Lake-effect snow is localized snowfall that forms when cold air crosses warmer lake water, gains heat and moisture, and produces snow bands downwind.

Why is lake-effect snow so localized?

Lake-effect snow is controlled by wind direction and narrow snow bands. One town can sit under the band for hours while a nearby area remains mostly outside it.

Where does lake-effect snow happen most often?

It is most famous around the North American Great Lakes, especially Lake Erie and Lake Ontario snowbelts, but similar sea-effect snow can happen in places such as Japan’s Sea of Japan coast.

Can lake-effect snow cause blizzard conditions?

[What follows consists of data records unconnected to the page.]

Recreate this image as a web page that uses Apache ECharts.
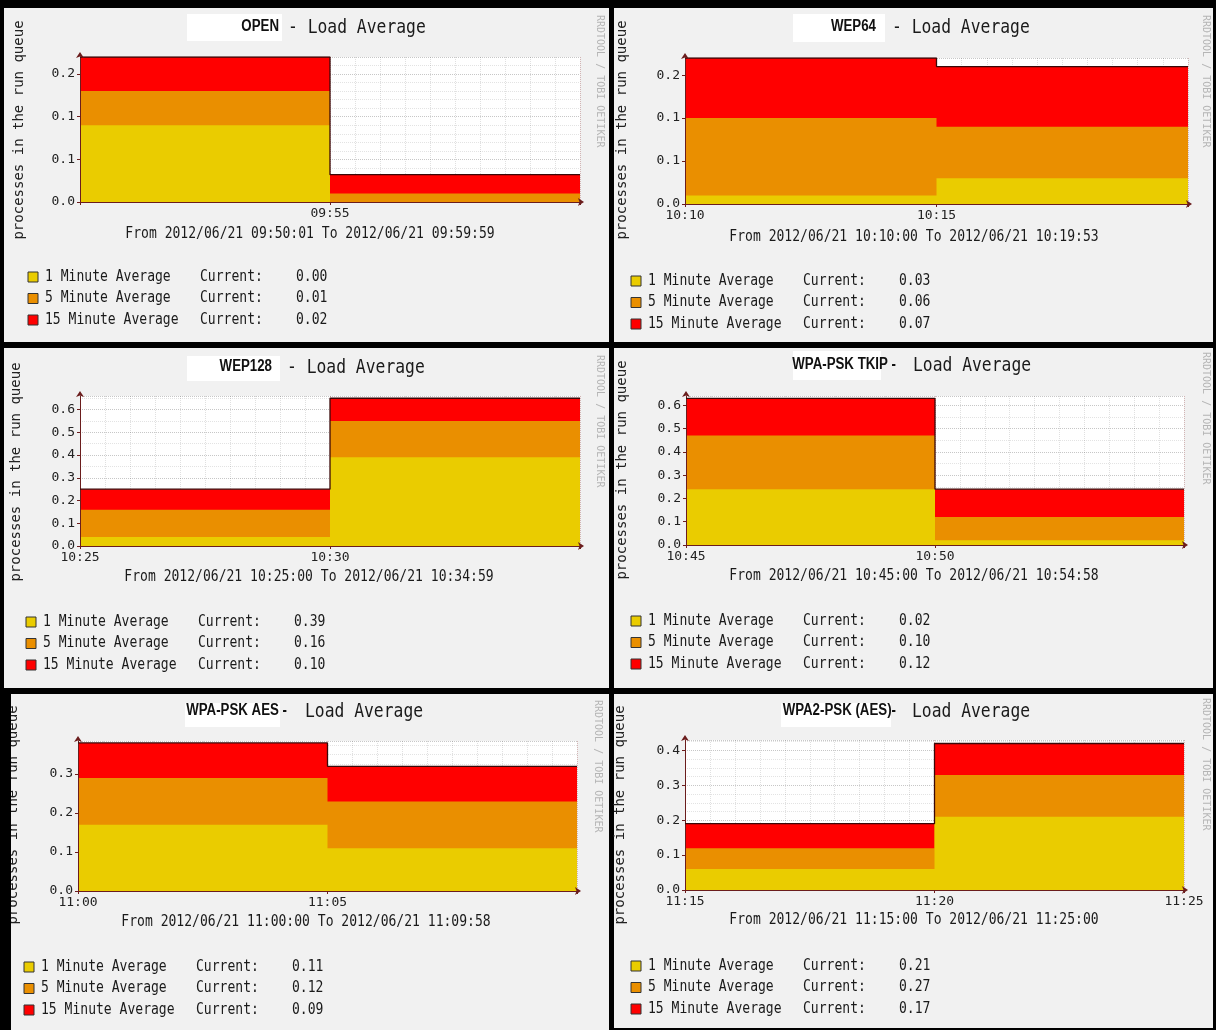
<!DOCTYPE html>
<html>
<head>
<meta charset="utf-8">
<title>Load Average</title>
<script src="https://cdn.jsdelivr.net/npm/echarts@6/dist/echarts.min.js"></script>
<style>
  html, body { margin: 0; padding: 0; background: #000; }
  #main { width: 1216px; height: 1030px; }
</style>
</head>
<body>
<div id="main"></div>
<script>
// sample positions, minutes from the start of each 10 minute window
const minutes = [0, 5, 10];
const seriesNames = ['1 Minute Average', '5 Minute Average', '15 Minute Average'];
const seriesColors = ['#EACC00', '#EA8F00', '#FF0000'];

// OPEN
const openOne = [0.09, 0.00, 0.00];
const openFive = [0.04, 0.01, 0.01];
const openFifteen = [0.04, 0.022, 0.022];
const openCurrent = ['0.00', '0.01', '0.02'];
const openTicks = ['', '09:55', ''];
const openRange = 'From 2012/06/21 09:50:01 To 2012/06/21 09:59:59';

// WEP64
const wep64One = [0.01, 0.03, 0.03];
const wep64Five = [0.09, 0.06, 0.06];
const wep64Fifteen = [0.07, 0.07, 0.07];
const wep64Current = ['0.03', '0.06', '0.07'];
const wep64Ticks = ['10:10', '10:15', ''];
const wep64Range = 'From 2012/06/21 10:10:00 To 2012/06/21 10:19:53';

// WEP128
const wep128One = [0.04, 0.39, 0.39];
const wep128Five = [0.12, 0.16, 0.16];
const wep128Fifteen = [0.09, 0.10, 0.10];
const wep128Current = ['0.39', '0.16', '0.10'];
const wep128Ticks = ['10:25', '10:30', ''];
const wep128Range = 'From 2012/06/21 10:25:00 To 2012/06/21 10:34:59';

// WPA-PSK TKIP
const tkipOne = [0.24, 0.02, 0.02];
const tkipFive = [0.23, 0.10, 0.10];
const tkipFifteen = [0.16, 0.12, 0.12];
const tkipCurrent = ['0.02', '0.10', '0.12'];
const tkipTicks = ['10:45', '10:50', ''];
const tkipRange = 'From 2012/06/21 10:45:00 To 2012/06/21 10:54:58';

// WPA-PSK AES
const aesOne = [0.17, 0.11, 0.11];
const aesFive = [0.12, 0.12, 0.12];
const aesFifteen = [0.09, 0.09, 0.09];
const aesCurrent = ['0.11', '0.12', '0.09'];
const aesTicks = ['11:00', '11:05', ''];
const aesRange = 'From 2012/06/21 11:00:00 To 2012/06/21 11:09:58';

// WPA2-PSK (AES)
const wpa2One = [0.06, 0.21, 0.21];
const wpa2Five = [0.06, 0.12, 0.12];
const wpa2Fifteen = [0.07, 0.09, 0.09];
const wpa2Current = ['0.21', '0.27', '0.17'];
const wpa2Ticks = ['11:15', '11:20', '11:25'];
const wpa2Range = 'From 2012/06/21 11:15:00 To 2012/06/21 11:25:00';

const panels = [
  { name: 'OPEN', rest: '- Load Average', one: openOne, five: openFive, fifteen: openFifteen, current: openCurrent, ticks: openTicks, range: openRange, max: 0.17, interval: 0.05, minor: 5 },
  { name: 'WEP64', rest: '- Load Average', one: wep64One, five: wep64Five, fifteen: wep64Fifteen, current: wep64Current, ticks: wep64Ticks, range: wep64Range, max: 0.17, interval: 0.05, minor: 5 },
  { name: 'WEP128', rest: '- Load Average', one: wep128One, five: wep128Five, fifteen: wep128Fifteen, current: wep128Current, ticks: wep128Ticks, range: wep128Range, max: 0.66, interval: 0.1, minor: 2 },
  { name: 'WPA-PSK TKIP -', rest: 'Load Average', one: tkipOne, five: tkipFive, fifteen: tkipFifteen, current: tkipCurrent, ticks: tkipTicks, range: tkipRange, max: 0.64, interval: 0.1, minor: 2 },
  { name: 'WPA-PSK AES -', rest: 'Load Average', one: aesOne, five: aesFive, fifteen: aesFifteen, current: aesCurrent, ticks: aesTicks, range: aesRange, max: 0.385, interval: 0.1, minor: 4 },
  { name: 'WPA2-PSK (AES)-', rest: 'Load Average', one: wpa2One, five: wpa2Five, fifteen: wpa2Fifteen, current: wpa2Current, ticks: wpa2Ticks, range: wpa2Range, max: 0.43, interval: 0.1, minor: 4 },
];

// page layout of each panel (pixels)
const layouts = [
  { box: [4, 8, 605, 334], plot: [80, 57, 580, 202], patch: [187, 14, 95, 27], titleY: 28, nameRight: 279, restLeft: 288, yName: [19, 130], from: [310, 234], legend: [28, 277], rrd: [600, 15] },
  { box: [614, 8, 599, 334], plot: [685, 58, 1188, 204], patch: [793, 14, 92, 28], titleY: 28, nameRight: 876, restLeft: 892, yName: [622, 130], from: [914, 237], legend: [631, 281], rrd: [1206, 15] },
  { box: [4, 348, 605, 340], plot: [80, 396, 580, 546], patch: [187, 356, 93, 25], titleY: 368, nameRight: 272, restLeft: 287, yName: [16, 472], from: [309, 577], legend: [26, 622], rrd: [600, 355] },
  { box: [614, 348, 599, 340], plot: [686, 396, 1184, 545], patch: [793, 351, 88, 29], titleY: 366, nameRight: 896, restLeft: 913, yName: [622, 470], from: [914, 576], legend: [631, 621], rrd: [1206, 352] },
  { box: [4, 694, 605, 336], plot: [78, 741, 577, 891], patch: [185, 703, 95, 24], titleY: 712, nameRight: 287, restLeft: 305, yName: [13, 815], from: [306, 922], legend: [24, 967], rrd: [598, 700], cover: 11 },
  { box: [614, 694, 599, 334], plot: [685, 740, 1184, 890], patch: [781, 703, 110, 24], titleY: 712, nameRight: 896, restLeft: 912, yName: [620, 815], from: [914, 920], legend: [631, 966], rrd: [1206, 698] },
];

const MONO = "'DejaVu Sans Mono', 'Liberation Mono', monospace";
const BOLD = "'Liberation Sans', sans-serif";
const AXIS_COLOR = '#6b1d1d';

const chart = echarts.init(document.getElementById('main'));
const option = { animation: false, grid: [], xAxis: [], yAxis: [], series: [], graphic: [] };

function monoText(x, y, text, size, sx, align) {
  return {
    type: 'text', z: 5, x, y, scaleX: sx,
    style: { text, fill: '#1a1a1a', font: size + 'px ' + MONO, textAlign: align || 'left', textVerticalAlign: 'middle' },
  };
}

panels.forEach((p, i) => {
  const l = layouts[i];
  const [left, top, right, zero] = l.plot;

  option.grid.push({
    left, top, width: right - left, height: zero - top,
    show: true, backgroundColor: '#fff', borderWidth: 0,
  });

  option.xAxis.push({
    type: 'value', gridIndex: i, min: 0, max: 10, interval: 5, z: 3,
    axisLine: { lineStyle: { color: AXIS_COLOR }, symbol: ['none', 'arrow'], symbolSize: [6, 6], symbolOffset: [0, 4] },
    axisTick: { show: true, length: 3, lineStyle: { color: AXIS_COLOR } },
    axisLabel: {
      margin: 5, color: '#222', fontFamily: MONO, fontSize: 13,
      formatter: (v) => p.ticks[Math.round(v / 5)] || '',
    },
    splitLine: { show: true, lineStyle: { color: 'rgba(120,0,0,0.25)', type: 'dotted' } },
    minorTick: { show: false, splitNumber: 10 },
    minorSplitLine: { show: true, lineStyle: { color: 'rgba(0,0,0,0.12)', type: 'dotted' } },
  });

  option.yAxis.push({
    type: 'value', gridIndex: i, min: 0, max: p.max, interval: p.interval, z: 3,
    axisLine: { show: true, lineStyle: { color: AXIS_COLOR }, symbol: ['none', 'arrow'], symbolSize: [6, 6], symbolOffset: [0, 5] },
    axisTick: { show: true, length: 3, lineStyle: { color: AXIS_COLOR } },
    axisLabel: {
      margin: 5, color: '#222', fontFamily: MONO, fontSize: 13, showMaxLabel: false,
      formatter: (v) => (Math.round(v * 10) / 10).toFixed(1),
    },
    splitLine: { show: true, lineStyle: { color: 'rgba(0,0,0,0.22)', type: 'dotted' } },
    minorTick: { show: false, splitNumber: p.minor },
    minorSplitLine: { show: true, lineStyle: { color: 'rgba(0,0,0,0.11)', type: 'dotted' } },
  });

  // stacked the RRDtool way: running totals, drawn from the top layer down
  const layers = [p.one, p.five, p.fifteen];
  const totals = layers.map((_, k) =>
    minutes.map((m, j) => [m, layers.slice(0, k + 1).reduce((s, arr) => s + arr[j], 0)]));
  [2, 1, 0].forEach((k) => {
    option.series.push({
      name: seriesNames[k], type: 'line', xAxisIndex: i, yAxisIndex: i,
      step: 'end', symbol: 'none', data: totals[k],
      lineStyle: k === 2 ? { color: '#3a0808', width: 1.3 } : { width: 0, opacity: 0 },
      areaStyle: { color: seriesColors[k], opacity: 1, origin: 'start' },
    });
  });

  const g = option.graphic;
  const [bx, by, bw, bh] = l.box;
  g.push({ type: 'rect', z: -5, shape: { x: bx, y: by, width: bw, height: bh }, style: { fill: '#f1f1f1' } });
  const [px, py, pw, ph] = l.patch;
  g.push({ type: 'rect', z: -4, shape: { x: px, y: py, width: pw, height: ph }, style: { fill: '#fff' } });

  // title
  g.push({ type: 'text', z: 5, x: l.nameRight, y: l.titleY - 1, scaleX: 0.83,
    style: { text: p.name, fill: '#111', font: 'bold 16px ' + BOLD, textAlign: 'right', textVerticalAlign: 'middle' } });
  g.push(monoText(l.restLeft, l.titleY, p.rest, 19, 0.86));

  // vertical labels
  g.push({ type: 'text', z: 5, x: l.yName[0], y: l.yName[1], rotation: Math.PI / 2,
    style: { text: 'processes in the run queue', fill: '#222', font: '14px ' + MONO, textAlign: 'center', textVerticalAlign: 'middle' } });
  g.push({ type: 'text', z: 5, x: l.rrd[0], y: l.rrd[1], rotation: -Math.PI / 2,
    style: { text: 'RRDTOOL / TOBI OETIKER', fill: '#b5b5b5', font: '10px ' + MONO, textAlign: 'left', textVerticalAlign: 'middle' } });

  // time range, centred: scale about the centre
  g.push(monoText(l.from[0], l.from[1], p.range, 15, 0.87, 'center'));

  // legend with current values
  const [lx, ly] = l.legend;
  seriesNames.forEach((nm, k) => {
    const rowY = ly + k * 21.5;
    g.push({ type: 'rect', z: 5, shape: { x: lx, y: rowY - 5, width: 10, height: 10 },
      style: { fill: seriesColors[k], stroke: '#333', lineWidth: 1 } });
    g.push(monoText(lx + 17, rowY, nm, 15, 0.87));
    g.push(monoText(lx + 172, rowY, 'Current:', 15, 0.87));
    g.push(monoText(lx + 268, rowY, p.current[k], 15, 0.87));
  });

  if (l.cover) {
    g.push({ type: 'rect', z: 20, shape: { x: 0, y: by, width: l.cover, height: bh }, style: { fill: '#000' } });
  }
});

chart.setOption(option);
</script>
</body>
</html>
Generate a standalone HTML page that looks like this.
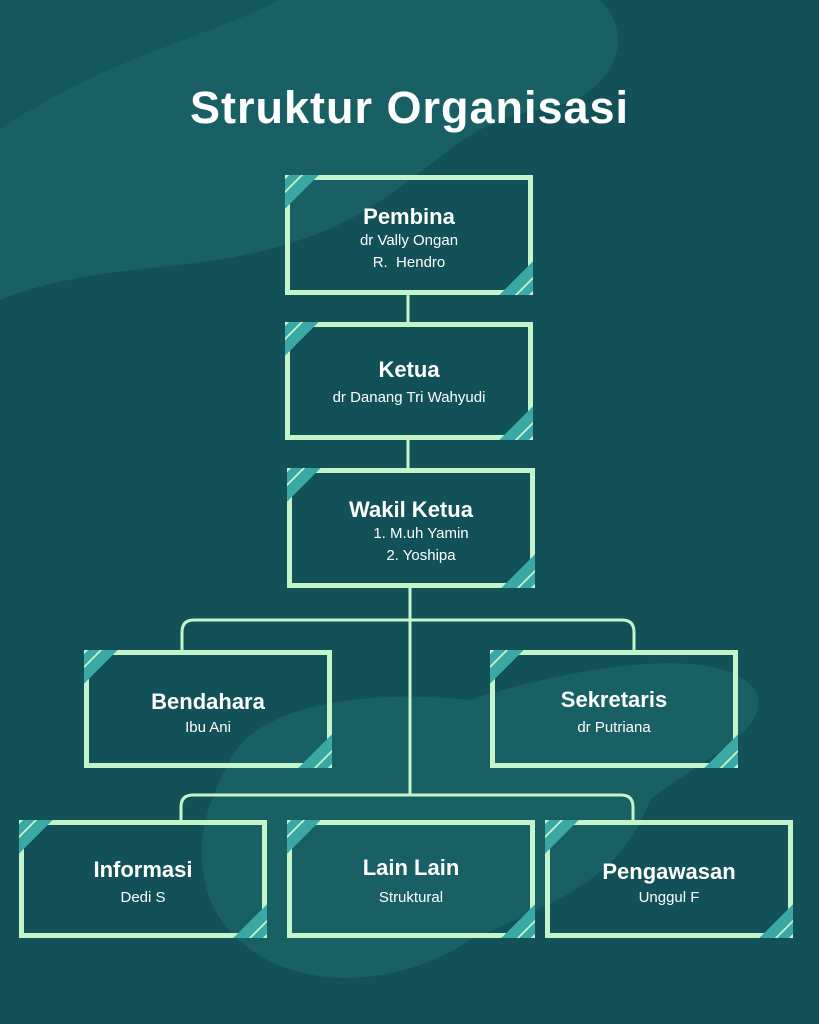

Yes. If lake-effect snow combines with strong winds, very low visibility and conditions lasting several hours, it can produce local blizzard conditions.

Why does Buffalo get so much lake-effect snow?

Buffalo and nearby western New York snowbelts can receive heavy lake-effect snow when cold air crosses Lake Erie along a favorable wind direction and aims a persistent snow band over the region.

What is fetch in lake-effect snow?

Fetch is the distance air travels over open water. Longer fetch usually allows the air to pick up more heat and moisture, increasing lake-effect snow potential.

Does warmer lake water make lake-effect snow worse?

Warmer open water can provide more heat and moisture, especially early in the cold season. But snowfall still depends on cold enough air, wind direction, instability and storm patterns.